Hong Kong, being the entrance to China as it once was, and arguably still is; the perfect stop to set up DC without the Chinese Firewall. There are many multinational and even some Mainland Chinese company HQ in HK. Hong Kong Stock exchange is still one of the largest stock exchange on the planet. Not to mention there is a nearly fixed exchanged rate between HKD and USD.
And in Reply to Google and AWS coming, they have been preannoucned and later postponed or canceled. So until they are actually up I am not putting too much faith into it. AWS wanted to set up in HK long time ago and due to whatever reason never started. Google purchased land in HK 5 years ago for building DC and later ( I think ) sold it off.
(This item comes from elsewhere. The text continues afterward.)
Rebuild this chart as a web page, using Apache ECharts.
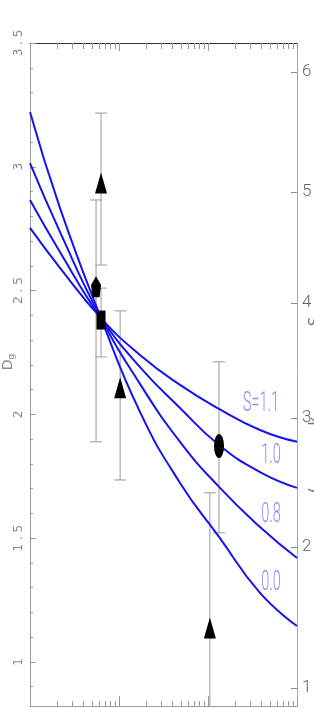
<!DOCTYPE html>
<html><head><meta charset="utf-8">
<script src="https://cdn.jsdelivr.net/npm/echarts@6/dist/echarts.min.js"></script>
<style>html,body{margin:0;padding:0;background:#fff}#c{width:314px;height:708px}</style>
</head><body><div id="c"></div>
<script>
// curves (x on log scale, y = D_g)
const curveX   = [1.0, 2.17, 6.28, 17.2, 48.5, 133, 384, 1000];
const curveS11 = [2.753, 2.592, 2.389, 2.240, 2.119, 2.022, 1.937, 1.889];
const curveS10 = [2.866, 2.656, 2.389, 2.191, 2.026, 1.876, 1.767, 1.703];
const curveS08 = [3.015, 2.737, 2.389, 2.123, 1.889, 1.707, 1.545, 1.420];
const curveS00 = [3.221, 2.834, 2.389, 2.010, 1.723, 1.505, 1.279, 1.145];
const curveNames = ['S=1.1', '1.0', '0.8', '0.0'];
const labelX = [394, 510, 510, 510];
const labelY = [2.042, 1.832, 1.594, 1.319];

// points: [x, y, low, high]
const triangles = [[6.28, 2.935, 2.603, 3.217], [10.3, 2.107, 1.735, 2.418], [105, 1.137, 0.5, 1.683]];
const pentagons = [[5.52, 2.515, 1.889, 2.866]];
const squares   = [[6.28, 2.381, 2.232, 2.510]];
const ellipses  = [[133, 1.872, 1.521, 2.212]];

// ticks
const leftTicks = [1, 1.5, 2, 2.5, 3, 3.5];
const leftMinor = [0.9, 1.1, 1.2, 1.3, 1.4, 1.6, 1.7, 1.8, 1.9, 2.1, 2.2, 2.3, 2.4, 2.6, 2.7, 2.8, 2.9, 3.1, 3.2, 3.3, 3.4];
const rightTickLabels = ['6', '5', '4', '3', '2', '1'];
const rightTickValues = [3.383, 2.898, 2.450, 1.985, 1.464, 0.895];
const logMajor = [1, 10, 100, 1000];
const logMinor = [2, 3, 4, 5, 6, 7, 8, 9, 20, 30, 40, 50, 60, 70, 80, 90, 200, 300, 400, 500, 600, 700, 800, 900];

const chart = echarts.init(document.getElementById('c'), null, {renderer: 'canvas'});
const AX = '#9a9a9a';
const pairs = ys => curveX.map((x, i) => [x, ys[i]]);
const errData = [].concat(triangles, pentagons, squares, ellipses).map(p => [p[0], p[2], p[3]]);
const pts = arr => arr.map(p => [p[0], p[1]]);

function xAx(pos, ticks, len, showLine, lineColor) {
  return {type: 'log', logBase: 10, min: 1, max: 1000, position: pos,
    axisLine: {show: showLine, onZero: false, lineStyle: {color: lineColor, width: 1}},
    axisTick: {show: true, inside: true, length: len, customValues: ticks, lineStyle: {color: AX}},
    axisLabel: {show: false}, splitLine: {show: false}, minorTick: {show: false}};
}
const lineS = (name, ys) => ({type: 'line', name, data: pairs(ys), smooth: true, showSymbol: false,
  lineStyle: {color: '#1414f0', width: 2}, z: 3, silent: true});
const scat = (data, symbol, size) => ({type: 'scatter', data: pts(data), symbol, symbolSize: size,
  itemStyle: {color: '#000', opacity: 1}, z: 5, silent: true});

chart.setOption({
  animation: false,
  grid: {left: 30, right: 17, top: 43, bottom: 2, containLabel: false, outerBoundsMode: 'none'},
  xAxis: [
    xAx('bottom', logMinor, 5, true, AX),
    xAx('bottom', logMajor, 10, false, AX),
    xAx('top', logMinor, 6, true, '#333'),
    xAx('top', logMajor, 8, false, '#333')
  ],
  yAxis: [
    {type: 'value', min: 0.822, max: 3.5, position: 'left',
      axisLine: {show: true, onZero: false, lineStyle: {color: AX}},
      axisTick: {show: true, inside: true, length: 6, customValues: leftTicks, lineStyle: {color: AX}},
      axisLabel: {show: true, customValues: leftTicks, rotate: 90, margin: 5, color: '#8a8a8a',
        fontFamily: 'DejaVu Sans', fontSize: 12, formatter: v => String(v).split('').join(' ')},
      splitLine: {show: false}},
    {type: 'value', min: 0.822, max: 3.5, position: 'left',
      axisLine: {show: false, onZero: false},
      axisTick: {show: true, inside: true, length: 3, customValues: leftMinor, lineStyle: {color: AX}},
      axisLabel: {show: false}, splitLine: {show: false}},
    {type: 'value', min: 0.822, max: 3.5, position: 'right',
      axisLine: {show: true, onZero: false, lineStyle: {color: '#aaa'}},
      axisTick: {show: true, inside: true, length: 6, customValues: rightTickValues, lineStyle: {color: '#888'}},
      axisLabel: {show: true, customValues: rightTickValues, margin: 5, color: '#666',
        fontFamily: 'Roboto', fontWeight: 300, fontSize: 17,
        formatter: v => {
          let bi = 0;
          rightTickValues.forEach((t, i) => { if (Math.abs(t - v) < Math.abs(rightTickValues[bi] - v)) bi = i; });
          return rightTickLabels[bi];
        }},
      splitLine: {show: false}}
  ],
  series: [
    {type: 'custom', data: errData, clip: true, z: 2, silent: true,
      encode: {x: 0, y: [1, 2]},
      renderItem: (params, api) => {
        const x = api.value(0);
        const a = api.coord([x, api.value(1)]), b = api.coord([x, api.value(2)]);
        const w = 6, st = {stroke: '#9a9a9a', lineWidth: 1};
        return {type: 'group', children: [
          {type: 'line', shape: {x1: a[0], y1: a[1], x2: b[0], y2: b[1]}, style: st},
          {type: 'line', shape: {x1: a[0] - w, y1: a[1], x2: a[0] + w, y2: a[1]}, style: st},
          {type: 'line', shape: {x1: b[0] - w, y1: b[1], x2: b[0] + w, y2: b[1]}, style: st}
        ]};
      }},
    lineS('S=1.1', curveS11), lineS('1.0', curveS10), lineS('0.8', curveS08), lineS('0.0', curveS00),
    scat(triangles, 'triangle', [12, 21]),
    scat(pentagons, 'path://M5,0 L10,5 L8.5,12 L1.5,12 L0,5 Z', [10, 21]),
    scat(squares, 'rect', [9, 19]),
    scat(ellipses, 'path://M50,0 A50,50 0 1,1 50,100 A50,50 0 1,1 50,0 Z', [10, 24])
  ]
});

const curveLabels = curveNames.map((t, i) => {
  const p = chart.convertToPixel({xAxisIndex: 0, yAxisIndex: 0}, [labelX[i], labelY[i]]);
  return {type: 'text', x: p[0], y: p[1], scaleX: 0.52, z: 10, silent: true,
    style: {text: t, fill: '#8c8cff', fontSize: 28, fontFamily: 'Roboto', fontWeight: 300,
      align: 'center', verticalAlign: 'middle'}};
});
const axisNames = [
  {type: 'text', x: 8, y: 362, rotation: Math.PI / 2, z: 10, silent: true,
    style: {text: '{d|D}{g|g}', align: 'center', verticalAlign: 'middle',
      rich: {d: {fontSize: 14, fill: '#8a8a8a', fontFamily: 'DejaVu Sans', lineHeight: 16},
             g: {fontSize: 9, fill: '#8a8a8a', fontFamily: 'DejaVu Sans', lineHeight: 10, verticalAlign: 'bottom'}}}},
  {type: 'text', x: 316, y: 405, rotation: Math.PI / 2, z: 10, silent: true,
    style: {text: '(             k                   S', align: 'center', verticalAlign: 'middle',
      fontSize: 15, fill: '#777', fontFamily: 'DejaVu Sans'}}
];
chart.setOption({graphic: curveLabels.concat(axisNames)});
</script></body></html>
OVH came to HK in hope to establish its Asia DC, and due to some insane stupidity this is now in Singapore. Cloudflare could have had the Asia HQ in HK, and now it is in Singapore again. The point is, literally every single one turn to HK first and was hoping to start and do great here. HK lets them down every single time.
Very cool! Most of my users are in South East Asia. But, I live in France. So, it would be great, if you can give an option to change my location to see the latency.
Ah sorry, on mobile and I misread. Regions for Google are physical different locations. Zones are separate partions of a given region with their own power, networking, etc. I believe.
Doesn't AWS still advertise that their zones are at least 10 miles or so away from each other? Does it turn out that this is just completely unnecessary or why doesn't Google follow a similar approach? Honest question, I was always wondering if there's a need for physically separate locations if you could have two completely separated zones on one lot.
It’s highly unlikely that Amazon (or anyone) can reliably find or build datacenter space that is high quality _and_ within a few miles of other such space across all the regions they operate. If they had gone to to such lengths they would clearly state that zones are fully independent from each other. Instead they only say that about regions.[0] So even though I have worked at neither company I’m going to say their concept of a zone is mostly equivalent — independent in terms of power and network domains but in the same building or at most on the same property. This allows them to have the low latency that is touted between zones of a specific region.
Having the third zone means you can now run some pretty important services in Singapore, including Cloud Spanner, Cloud SQL, Cloud Bigtable, and Managed Instance Groups.
Also, connectivity within APAC is generally not great, you really want to avoid those round-trips to Tokyo or the US if you can.
Disclaimer: I work at GCP, but had nothing to do with this particular launch.
If you are in Asia that’s probably why? It’s very useful having AWS in an Ohio since it reduces the latency a bunch (I am based in Chicago ). Also if you need to have low ping times for global deployments .
It's interesting to me because of Southeast Asia and Google. On the Southeast Asia angle there's a burgeoning startup scene with companies like Grab, quick economic change, expat hotspots like Chiang Mai, and the choice of Singapore for servers even though it's a tiny and dense country. For Google there's catching up to AWS, machine learning, and Google's cloud lock in with things like Firebase. I voted it up because I hope to hear opinions about some or all of these things.
How was that intellectually stimulating or worthy of discussion among IT people or ‘hacker’ in general, seriously? Can’t interested people do a 30-second Google search instead?
and connection from hk to sg isn't exactly great either.